**SET EXERCISE**
Begin with the first line of the listing and quote every line through the one containing "plt.rcParams['font.family'] = ['Liberation"; give only those lines.

**SUPPLIED MATERIAL**
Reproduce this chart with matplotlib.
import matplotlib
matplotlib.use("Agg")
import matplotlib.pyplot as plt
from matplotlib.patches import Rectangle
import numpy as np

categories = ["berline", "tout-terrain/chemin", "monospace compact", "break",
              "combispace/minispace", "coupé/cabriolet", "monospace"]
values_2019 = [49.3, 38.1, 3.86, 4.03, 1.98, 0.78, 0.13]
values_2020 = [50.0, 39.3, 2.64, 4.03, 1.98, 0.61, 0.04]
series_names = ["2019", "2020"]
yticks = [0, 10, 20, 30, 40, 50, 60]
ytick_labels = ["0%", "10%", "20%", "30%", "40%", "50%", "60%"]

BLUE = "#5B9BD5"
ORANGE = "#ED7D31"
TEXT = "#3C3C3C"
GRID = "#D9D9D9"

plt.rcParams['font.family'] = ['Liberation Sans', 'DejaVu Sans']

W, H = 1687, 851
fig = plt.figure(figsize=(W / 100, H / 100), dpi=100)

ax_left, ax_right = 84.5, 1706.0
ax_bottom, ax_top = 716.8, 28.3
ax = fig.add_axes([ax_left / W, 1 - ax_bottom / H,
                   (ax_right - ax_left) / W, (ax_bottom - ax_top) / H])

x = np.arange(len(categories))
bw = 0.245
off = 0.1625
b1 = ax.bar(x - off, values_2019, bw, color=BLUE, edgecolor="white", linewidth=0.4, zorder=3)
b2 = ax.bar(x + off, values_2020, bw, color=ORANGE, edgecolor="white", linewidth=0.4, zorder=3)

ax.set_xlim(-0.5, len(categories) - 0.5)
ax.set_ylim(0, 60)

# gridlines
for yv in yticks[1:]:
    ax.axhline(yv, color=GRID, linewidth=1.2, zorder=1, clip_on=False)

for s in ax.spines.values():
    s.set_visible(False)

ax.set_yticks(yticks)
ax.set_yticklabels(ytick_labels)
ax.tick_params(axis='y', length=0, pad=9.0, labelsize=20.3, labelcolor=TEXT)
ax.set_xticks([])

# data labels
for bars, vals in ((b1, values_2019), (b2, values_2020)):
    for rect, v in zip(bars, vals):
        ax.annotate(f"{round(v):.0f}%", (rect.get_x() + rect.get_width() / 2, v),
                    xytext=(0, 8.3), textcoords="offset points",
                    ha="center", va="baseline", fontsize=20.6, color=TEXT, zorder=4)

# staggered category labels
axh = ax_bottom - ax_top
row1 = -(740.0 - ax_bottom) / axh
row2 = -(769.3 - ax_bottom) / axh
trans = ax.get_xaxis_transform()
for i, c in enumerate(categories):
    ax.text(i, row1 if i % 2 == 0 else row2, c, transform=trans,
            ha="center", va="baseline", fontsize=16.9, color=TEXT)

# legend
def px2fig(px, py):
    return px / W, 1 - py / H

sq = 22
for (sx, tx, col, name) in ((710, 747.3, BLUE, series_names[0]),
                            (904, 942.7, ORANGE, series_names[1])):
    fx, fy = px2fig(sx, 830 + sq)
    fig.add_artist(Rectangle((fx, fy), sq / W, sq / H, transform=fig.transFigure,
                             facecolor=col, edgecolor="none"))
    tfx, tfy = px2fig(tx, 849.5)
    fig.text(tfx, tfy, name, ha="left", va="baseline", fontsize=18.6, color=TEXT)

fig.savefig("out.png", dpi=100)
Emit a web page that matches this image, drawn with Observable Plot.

**RESPONSE TO THIS EXERCISE**
Reproduce this chart with matplotlib.
import matplotlib
matplotlib.use("Agg")
import matplotlib.pyplot as plt
from matplotlib.patches import Rectangle
import numpy as np

categories = ["berline", "tout-terrain/chemin", "monospace compact", "break",
              "combispace/minispace", "coupé/cabriolet", "monospace"]
values_2019 = [49.3, 38.1, 3.86, 4.03, 1.98, 0.78, 0.13]
values_2020 = [50.0, 39.3, 2.64, 4.03, 1.98, 0.61, 0.04]
series_names = ["2019", "2020"]
yticks = [0, 10, 20, 30, 40, 50, 60]
ytick_labels = ["0%", "10%", "20%", "30%", "40%", "50%", "60%"]

BLUE = "#5B9BD5"
ORANGE = "#ED7D31"
TEXT = "#3C3C3C"
GRID = "#D9D9D9"

plt.rcParams['font.family'] = ['Liberation Sans', 'DejaVu Sans']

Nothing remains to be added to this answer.